Problem to work on:
Gather all lines containing the string "What" and copy them out.
— START OF Task material —
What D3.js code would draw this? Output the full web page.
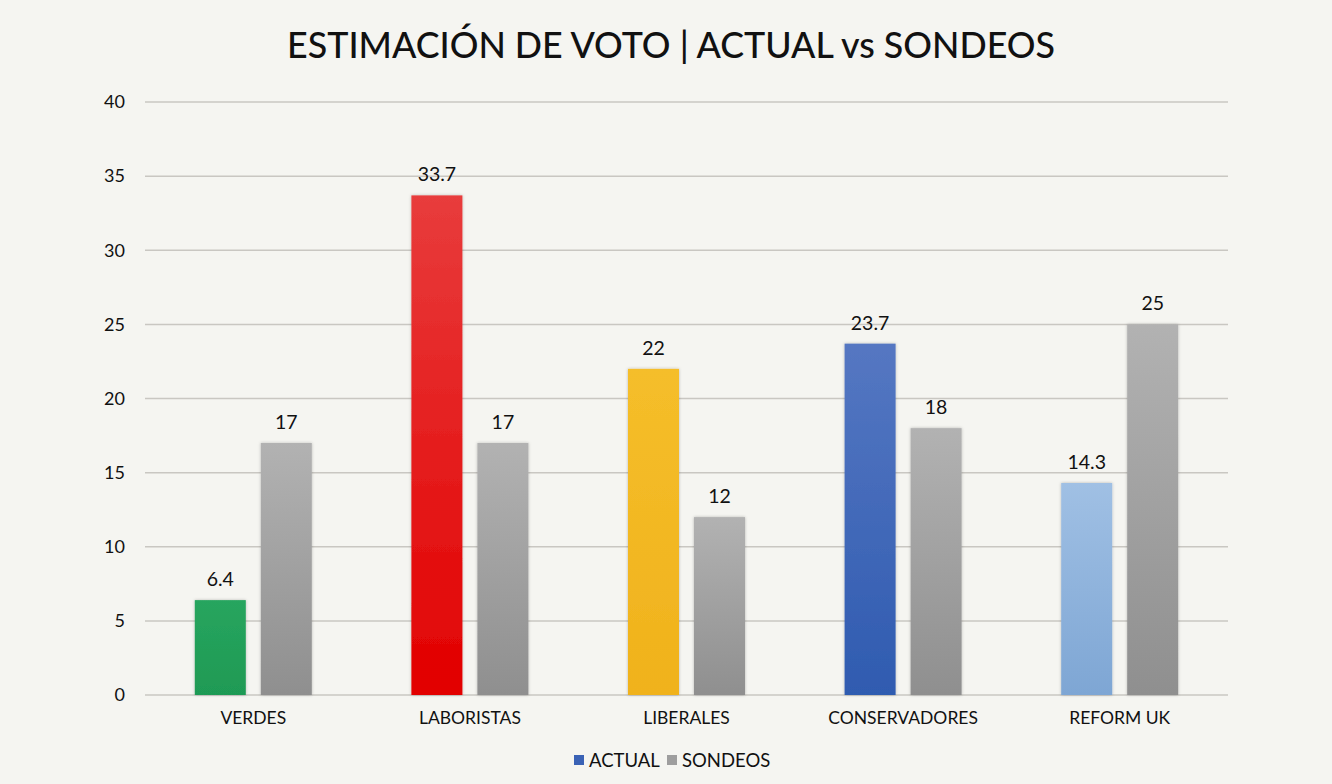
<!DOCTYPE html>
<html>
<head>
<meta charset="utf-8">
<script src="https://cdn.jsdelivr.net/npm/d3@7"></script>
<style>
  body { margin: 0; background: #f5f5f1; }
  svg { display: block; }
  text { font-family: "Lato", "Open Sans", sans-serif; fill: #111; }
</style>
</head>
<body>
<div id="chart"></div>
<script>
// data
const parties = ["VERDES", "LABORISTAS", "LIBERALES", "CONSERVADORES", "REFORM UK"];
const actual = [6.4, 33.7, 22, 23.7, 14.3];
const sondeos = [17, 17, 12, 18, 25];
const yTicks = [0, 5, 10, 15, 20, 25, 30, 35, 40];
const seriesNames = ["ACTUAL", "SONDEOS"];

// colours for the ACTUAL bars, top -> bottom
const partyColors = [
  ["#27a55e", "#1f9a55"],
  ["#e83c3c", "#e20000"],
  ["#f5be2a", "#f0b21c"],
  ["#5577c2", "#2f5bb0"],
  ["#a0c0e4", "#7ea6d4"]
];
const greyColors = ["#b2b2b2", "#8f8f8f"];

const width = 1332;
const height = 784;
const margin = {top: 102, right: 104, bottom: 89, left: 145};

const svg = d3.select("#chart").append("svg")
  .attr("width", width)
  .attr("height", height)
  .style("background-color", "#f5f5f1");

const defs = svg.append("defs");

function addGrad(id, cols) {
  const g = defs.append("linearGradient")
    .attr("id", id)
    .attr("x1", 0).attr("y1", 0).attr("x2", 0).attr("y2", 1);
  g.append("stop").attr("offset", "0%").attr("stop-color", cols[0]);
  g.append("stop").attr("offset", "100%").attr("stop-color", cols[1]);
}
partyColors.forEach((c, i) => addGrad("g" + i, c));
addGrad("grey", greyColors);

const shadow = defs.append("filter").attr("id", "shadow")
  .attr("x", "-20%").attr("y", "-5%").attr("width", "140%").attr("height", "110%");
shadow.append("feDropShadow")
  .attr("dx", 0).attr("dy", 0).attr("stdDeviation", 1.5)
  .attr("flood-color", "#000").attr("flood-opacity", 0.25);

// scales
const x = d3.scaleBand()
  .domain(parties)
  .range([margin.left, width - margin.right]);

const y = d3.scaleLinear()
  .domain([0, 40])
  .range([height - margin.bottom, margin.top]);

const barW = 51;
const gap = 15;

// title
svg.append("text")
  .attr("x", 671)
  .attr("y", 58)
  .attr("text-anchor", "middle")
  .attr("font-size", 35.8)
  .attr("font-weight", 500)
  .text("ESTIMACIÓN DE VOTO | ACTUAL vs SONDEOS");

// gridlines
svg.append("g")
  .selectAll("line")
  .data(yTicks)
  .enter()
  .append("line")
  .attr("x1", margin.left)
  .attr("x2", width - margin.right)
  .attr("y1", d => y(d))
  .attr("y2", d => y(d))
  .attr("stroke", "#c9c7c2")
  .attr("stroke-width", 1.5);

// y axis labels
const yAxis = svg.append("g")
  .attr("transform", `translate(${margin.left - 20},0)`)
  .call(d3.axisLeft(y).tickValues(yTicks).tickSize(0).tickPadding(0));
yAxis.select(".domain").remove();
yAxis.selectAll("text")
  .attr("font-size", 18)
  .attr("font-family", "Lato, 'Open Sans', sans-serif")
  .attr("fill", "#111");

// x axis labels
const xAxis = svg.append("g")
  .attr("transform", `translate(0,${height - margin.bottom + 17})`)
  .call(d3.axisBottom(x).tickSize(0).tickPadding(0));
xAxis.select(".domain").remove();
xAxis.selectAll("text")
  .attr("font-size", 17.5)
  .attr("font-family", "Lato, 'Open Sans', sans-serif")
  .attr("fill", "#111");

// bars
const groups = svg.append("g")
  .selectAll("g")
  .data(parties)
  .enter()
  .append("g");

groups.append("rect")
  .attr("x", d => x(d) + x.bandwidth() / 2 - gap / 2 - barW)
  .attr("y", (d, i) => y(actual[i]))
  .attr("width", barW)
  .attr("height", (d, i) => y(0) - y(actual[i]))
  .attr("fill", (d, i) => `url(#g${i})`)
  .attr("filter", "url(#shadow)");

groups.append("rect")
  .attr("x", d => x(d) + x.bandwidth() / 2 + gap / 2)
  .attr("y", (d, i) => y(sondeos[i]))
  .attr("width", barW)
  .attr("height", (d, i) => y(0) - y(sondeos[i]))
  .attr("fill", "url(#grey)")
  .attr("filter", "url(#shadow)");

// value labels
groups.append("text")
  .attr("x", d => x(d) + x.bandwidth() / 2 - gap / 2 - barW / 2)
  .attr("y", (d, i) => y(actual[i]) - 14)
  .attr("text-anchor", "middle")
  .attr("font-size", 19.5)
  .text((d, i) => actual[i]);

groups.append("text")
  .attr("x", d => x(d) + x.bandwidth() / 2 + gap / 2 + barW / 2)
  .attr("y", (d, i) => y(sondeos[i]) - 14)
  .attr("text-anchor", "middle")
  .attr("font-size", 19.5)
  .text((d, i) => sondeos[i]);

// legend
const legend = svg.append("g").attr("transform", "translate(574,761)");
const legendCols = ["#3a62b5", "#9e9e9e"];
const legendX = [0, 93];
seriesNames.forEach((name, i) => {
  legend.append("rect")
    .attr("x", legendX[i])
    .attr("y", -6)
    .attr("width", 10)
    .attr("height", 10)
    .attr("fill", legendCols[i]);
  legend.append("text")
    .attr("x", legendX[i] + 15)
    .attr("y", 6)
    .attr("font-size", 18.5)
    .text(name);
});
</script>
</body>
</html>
— END OF Task material —
— START OF Task material —
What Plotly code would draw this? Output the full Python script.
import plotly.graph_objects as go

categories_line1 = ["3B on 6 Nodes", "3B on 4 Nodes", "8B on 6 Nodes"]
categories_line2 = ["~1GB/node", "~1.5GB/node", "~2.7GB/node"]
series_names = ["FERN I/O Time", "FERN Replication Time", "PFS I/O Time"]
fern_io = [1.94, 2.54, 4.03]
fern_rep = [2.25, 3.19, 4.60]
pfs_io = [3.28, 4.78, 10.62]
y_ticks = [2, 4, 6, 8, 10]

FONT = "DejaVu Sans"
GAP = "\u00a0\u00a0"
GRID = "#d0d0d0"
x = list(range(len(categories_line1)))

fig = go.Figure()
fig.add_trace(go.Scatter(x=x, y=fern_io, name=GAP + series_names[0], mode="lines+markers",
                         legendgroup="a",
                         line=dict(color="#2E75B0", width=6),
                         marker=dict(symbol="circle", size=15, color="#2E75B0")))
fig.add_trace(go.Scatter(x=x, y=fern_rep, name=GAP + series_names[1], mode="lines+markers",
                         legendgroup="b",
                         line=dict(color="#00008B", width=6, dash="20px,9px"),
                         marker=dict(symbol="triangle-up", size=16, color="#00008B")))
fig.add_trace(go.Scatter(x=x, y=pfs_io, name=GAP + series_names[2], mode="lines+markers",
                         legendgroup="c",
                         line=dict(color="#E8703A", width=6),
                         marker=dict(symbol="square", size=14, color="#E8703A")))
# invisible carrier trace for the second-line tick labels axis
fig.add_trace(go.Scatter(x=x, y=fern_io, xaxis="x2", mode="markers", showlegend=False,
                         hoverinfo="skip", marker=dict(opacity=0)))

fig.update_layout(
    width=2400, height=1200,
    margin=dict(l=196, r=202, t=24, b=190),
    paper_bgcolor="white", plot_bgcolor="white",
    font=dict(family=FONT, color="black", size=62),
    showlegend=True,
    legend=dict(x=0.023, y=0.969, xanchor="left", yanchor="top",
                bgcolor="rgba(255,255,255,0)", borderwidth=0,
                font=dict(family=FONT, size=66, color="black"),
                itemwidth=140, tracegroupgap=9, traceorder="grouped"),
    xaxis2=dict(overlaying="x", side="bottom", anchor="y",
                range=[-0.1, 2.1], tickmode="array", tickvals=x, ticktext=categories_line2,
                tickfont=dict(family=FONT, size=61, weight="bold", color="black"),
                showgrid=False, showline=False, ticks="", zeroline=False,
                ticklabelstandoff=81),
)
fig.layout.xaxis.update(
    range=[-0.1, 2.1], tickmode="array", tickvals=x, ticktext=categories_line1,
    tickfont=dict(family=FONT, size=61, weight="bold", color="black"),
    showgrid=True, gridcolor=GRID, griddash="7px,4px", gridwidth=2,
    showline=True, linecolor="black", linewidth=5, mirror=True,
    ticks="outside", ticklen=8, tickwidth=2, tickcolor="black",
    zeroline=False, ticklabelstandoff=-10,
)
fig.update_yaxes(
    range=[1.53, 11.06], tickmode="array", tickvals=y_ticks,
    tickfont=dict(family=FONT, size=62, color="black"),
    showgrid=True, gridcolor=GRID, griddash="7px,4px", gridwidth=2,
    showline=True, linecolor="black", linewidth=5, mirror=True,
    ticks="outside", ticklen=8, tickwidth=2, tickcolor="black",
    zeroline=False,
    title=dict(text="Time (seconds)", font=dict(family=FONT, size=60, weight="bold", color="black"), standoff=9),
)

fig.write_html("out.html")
— END OF Task material —
Correct answer:
What D3.js code would draw this? Output the full web page.
What Plotly code would draw this? Output the full Python script.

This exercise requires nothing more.